_DATA SEGMENT_
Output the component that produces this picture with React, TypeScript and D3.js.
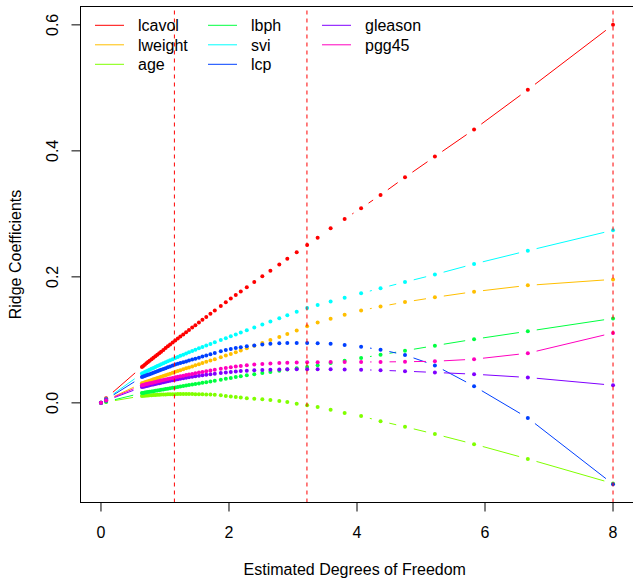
import React from "react";
import * as d3 from "d3";

// Estimated degrees of freedom at each ridge penalty
const df = [0, 0.08, 0.64, 0.66, 0.685, 0.71, 0.735, 0.76, 0.79, 0.82, 0.85, 0.88,
  0.91, 0.94, 0.975, 1.01, 1.045, 1.08, 1.12, 1.16, 1.2, 1.24,
  1.285, 1.33, 1.375, 1.425, 1.475, 1.53, 1.585, 1.645, 1.71,
  1.778, 1.872, 1.95, 2.028, 2.106, 2.184, 2.278, 2.395, 2.521, 2.647,
  2.786, 2.911, 3.058, 3.221, 3.385, 3.588, 3.807, 4.064, 4.368, 4.75,
  5.217, 5.829, 6.669, 8];

const lcavol = [0, 0.0075, 0.057, 0.0586, 0.0606, 0.0627, 0.0647, 0.0667, 0.0692, 0.0716, 0.074, 0.0764,
  0.0789, 0.0813, 0.0841, 0.087, 0.0898, 0.0926, 0.0959, 0.0991, 0.1021, 0.1052,
  0.1087, 0.1122, 0.1156, 0.1195, 0.1233, 0.1275, 0.1318, 0.1364, 0.1414,
  0.1466, 0.1539, 0.1599, 0.1657, 0.1713, 0.1768, 0.1835, 0.1919, 0.2008, 0.2098,
  0.2197, 0.2286, 0.2391, 0.2507, 0.262, 0.277, 0.292, 0.309, 0.33, 0.358,
  0.391, 0.434, 0.497, 0.6];

const lweight = [0, 0.0042, 0.031, 0.0317, 0.0326, 0.0334, 0.0343, 0.0352, 0.0362, 0.0373, 0.0383, 0.0394,
  0.0404, 0.0415, 0.0427, 0.0439, 0.0451, 0.0464, 0.0478, 0.0492, 0.0505, 0.0518,
  0.0533, 0.0548, 0.0563, 0.0579, 0.0596, 0.0614, 0.0632, 0.0651, 0.0672,
  0.0694, 0.0725, 0.075, 0.0777, 0.0804, 0.0832, 0.0865, 0.0906, 0.0951, 0.0996,
  0.1046, 0.1092, 0.115, 0.1215, 0.1275, 0.1337, 0.14, 0.1465, 0.153, 0.16,
  0.1675, 0.1765, 0.1865, 0.196];

const age = [0, 0.0013, 0.011, 0.0112, 0.0114, 0.0116, 0.0118, 0.012, 0.0122, 0.0124, 0.0126, 0.0128,
  0.013, 0.0131, 0.0133, 0.0134, 0.0135, 0.0136, 0.0137, 0.0138, 0.0139, 0.0139,
  0.014, 0.014, 0.014, 0.0139, 0.0138, 0.0137, 0.0136, 0.0134, 0.0132,
  0.013, 0.012, 0.011, 0.01, 0.0092, 0.0084, 0.0075, 0.0066, 0.0057, 0.0047,
  0.003, 0.0012, -0.0015, -0.0038, -0.0065, -0.011, -0.016, -0.021, -0.029, -0.038,
  -0.0495, -0.0655, -0.089, -0.128];

const lbph = [0, 0.0017, 0.0155, 0.0158, 0.0163, 0.0167, 0.0171, 0.0176, 0.0181, 0.0186, 0.0191, 0.0197,
  0.0202, 0.0207, 0.0213, 0.0219, 0.0225, 0.0231, 0.0238, 0.0245, 0.0252, 0.0259,
  0.0267, 0.0275, 0.0282, 0.0291, 0.03, 0.0309, 0.0319, 0.0329, 0.034,
  0.0352, 0.0368, 0.0382, 0.0395, 0.0409, 0.0422, 0.0438, 0.0455, 0.0473, 0.0491,
  0.051, 0.0528, 0.0549, 0.0571, 0.0598, 0.0632, 0.0669, 0.0712, 0.0763, 0.0828,
  0.0908, 0.101, 0.1137, 0.134];

const svi = [0, 0.0058, 0.0465, 0.0475, 0.0488, 0.05, 0.0513, 0.0525, 0.054, 0.0555, 0.057, 0.0584,
  0.0598, 0.0612, 0.0628, 0.0644, 0.066, 0.0676, 0.0694, 0.0712, 0.0729, 0.0746,
  0.0765, 0.0784, 0.0803, 0.0823, 0.0843, 0.0865, 0.0887, 0.091, 0.0935,
  0.0961, 0.0997, 0.1027, 0.1056, 0.1086, 0.1115, 0.1151, 0.1195, 0.1242, 0.129,
  0.1342, 0.1389, 0.1445, 0.1506, 0.1553, 0.161, 0.167, 0.1739, 0.1819, 0.1918,
  0.2037, 0.2205, 0.2415, 0.274];

const lcp = [0, 0.0052, 0.041, 0.0418, 0.0427, 0.0437, 0.0446, 0.0456, 0.0467, 0.0478, 0.049, 0.0501,
  0.0513, 0.0524, 0.0537, 0.0551, 0.0564, 0.0577, 0.0593, 0.0607, 0.0619, 0.0631,
  0.0645, 0.0658, 0.0672, 0.0687, 0.0702, 0.0718, 0.0735, 0.0753, 0.0772,
  0.0791, 0.0818, 0.0838, 0.0855, 0.0869, 0.0882, 0.0897, 0.0912, 0.0926, 0.0937,
  0.0945, 0.095, 0.0952, 0.0951, 0.0947, 0.0937, 0.092, 0.089, 0.0845, 0.076,
  0.0595, 0.0265, -0.024, -0.129];

const gleason = [0, 0.0035, 0.025, 0.0255, 0.0261, 0.0267, 0.0273, 0.0279, 0.0286, 0.0293, 0.03, 0.0306,
  0.0313, 0.032, 0.0328, 0.0335, 0.0343, 0.0351, 0.0359, 0.0367, 0.0374, 0.0381,
  0.0389, 0.0397, 0.0405, 0.0413, 0.0421, 0.0429, 0.0437, 0.0445, 0.0454,
  0.0463, 0.0474, 0.0483, 0.0491, 0.0498, 0.0505, 0.0511, 0.0517, 0.0523, 0.0527,
  0.0531, 0.0533, 0.0534, 0.0535, 0.0535, 0.0534, 0.0531, 0.0526, 0.0517, 0.0503,
  0.0483, 0.0455, 0.0403, 0.028];

const pgg45 = [0, 0.004, 0.028, 0.0285, 0.0291, 0.0298, 0.0304, 0.031, 0.0317, 0.0325, 0.0332, 0.034,
  0.0347, 0.0354, 0.0363, 0.0371, 0.0379, 0.0387, 0.0396, 0.0405, 0.0414, 0.0422,
  0.0431, 0.0441, 0.045, 0.046, 0.047, 0.0481, 0.0491, 0.0503, 0.0514,
  0.0526, 0.0541, 0.0553, 0.0565, 0.0576, 0.0586, 0.0597, 0.0607, 0.0616, 0.0624,
  0.0631, 0.0637, 0.0641, 0.0644, 0.0646, 0.0647, 0.0648, 0.0649, 0.065, 0.0653,
  0.066, 0.0693, 0.0788, 0.111];

const seriesNames = ["lcavol", "lweight", "age", "lbph", "svi", "lcp", "gleason", "pgg45"];
const seriesColors = ["#FF0000", "#FFBF00", "#80FF00", "#00FF40", "#00FFFF", "#0040FF", "#8000FF", "#FF00BF"];
const vLines = [1.147, 3.218, 8];
const xTicks = [0, 2, 4, 6, 8];
const yTicks = [0, 0.2, 0.4, 0.6];
const yTickLabels = ["0.0", "0.2", "0.4", "0.6"];

export default function App() {
  const W = 633, H = 580;
  const left = 80.5, right = 633.5, top = 6.5, bottom = 502.5;
  const font = "'Liberation Sans', Arial, Helvetica, sans-serif";
  const series = [lcavol, lweight, age, lbph, svi, lcp, gleason, pgg45];

  const xe = d3.extent(df) as [number, number];
  const xr = xe[1] - xe[0];
  const x = d3.scaleLinear().domain([xe[0] - 0.04 * xr, xe[1] + 0.04 * xr]).range([left, right]);
  const allY = series.flat();
  const ye = d3.extent(allY) as [number, number];
  const yr = ye[1] - ye[0];
  const y = d3.scaleLinear().domain([ye[0] - 0.04 * yr, ye[1] + 0.04 * yr]).range([bottom, top]);

  const gap = 9;
  const lineFor = d3.line();

  const legendCols = [[0, 1, 2], [3, 4, 5], [6, 7]];
  const colX = [95, 208, 322];

  return (
    <div style={{ position: "fixed", left: 0, top: 0, width: W, height: H, background: "#fff" }}>
      <svg width={W} height={H} style={{ display: "block" }} fontFamily={font}>
        <rect x={0} y={0} width={W} height={H} fill="#fff" />
        {series.map((s, si) => {
          const pts = df.map((d, i) => [x(d), y(s[i])] as [number, number]);
          const segs: JSX.Element[] = [];
          for (let i = 0; i < pts.length - 1; i++) {
            const [x1, y1] = pts[i];
            const [x2, y2] = pts[i + 1];
            const dx = x2 - x1, dy = y2 - y1;
            const len = Math.hypot(dx, dy);
            if (len > 2 * gap) {
              const ux = dx / len, uy = dy / len;
              segs.push(
                <path key={"s" + i}
                  d={lineFor([[x1 + ux * gap, y1 + uy * gap], [x2 - ux * gap, y2 - uy * gap]]) || ""}
                  stroke={seriesColors[si]} strokeWidth={1} fill="none" />
              );
            }
          }
          return (
            <g key={seriesNames[si]}>
              {segs}
              {pts.map((p, i) => (
                <circle key={"p" + i} cx={p[0]} cy={p[1]} r={2} fill={seriesColors[si]} />
              ))}
            </g>
          );
        })}
        {vLines.map((v, i) => (
          <line key={"v" + i} x1={x(v)} x2={x(v)} y1={bottom} y2={top}
            stroke="#FF0000" strokeWidth={1} strokeDasharray="4,4" />
        ))}
        {/* box */}
        <rect x={left} y={top} width={right - left} height={bottom - top} fill="none" stroke="#000" strokeWidth={1} />
        {/* x axis */}
        {xTicks.map((t) => (
          <g key={"xt" + t}>
            <line x1={x(t)} x2={x(t)} y1={bottom} y2={bottom + 9} stroke="#000" />
            <text x={x(t)} y={538} textAnchor="middle" fontSize={16} fill="#000">{t}</text>
          </g>
        ))}
        <text x={(left + 633) / 2 - 2} y={575} textAnchor="middle" fontSize={16} fill="#000">
          Estimated Degrees of Freedom
        </text>
        {/* y axis */}
        {yTicks.map((t, i) => (
          <g key={"yt" + t}>
            <line x1={left} x2={left - 9} y1={y(t)} y2={y(t)} stroke="#000" />
            <text transform={`translate(58,${y(t)}) rotate(-90)`} textAnchor="middle" fontSize={16} fill="#000">
              {yTickLabels[i]}
            </text>
          </g>
        ))}
        <text transform={`translate(21,${(top + bottom) / 2}) rotate(-90)`} textAnchor="middle" fontSize={16} fill="#000">
          Ridge Coefficients
        </text>
        {/* legend */}
        {legendCols.map((col, ci) =>
          col.map((si, ri) => {
            const ry = 25.3 + ri * 19.5;
            return (
              <g key={"lg" + si}>
                <line x1={colX[ci]} x2={colX[ci] + 29} y1={ry} y2={ry} stroke={seriesColors[si]} strokeWidth={1} />
                <text x={colX[ci] + 43} y={ry + 6} fontSize={16} fill="#000">{seriesNames[si]}</text>
              </g>
            );
          })
        )}
      </svg>
    </div>
  );
}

_TASK DETAILS_
Leave the pictures out and please restate exactly the lines running from the start of the material through the one with "import * as".

_RESULT OF THIS TASK_
Output the component that produces this picture with React, TypeScript and D3.js.
import React from "react";
import * as d3 from "d3";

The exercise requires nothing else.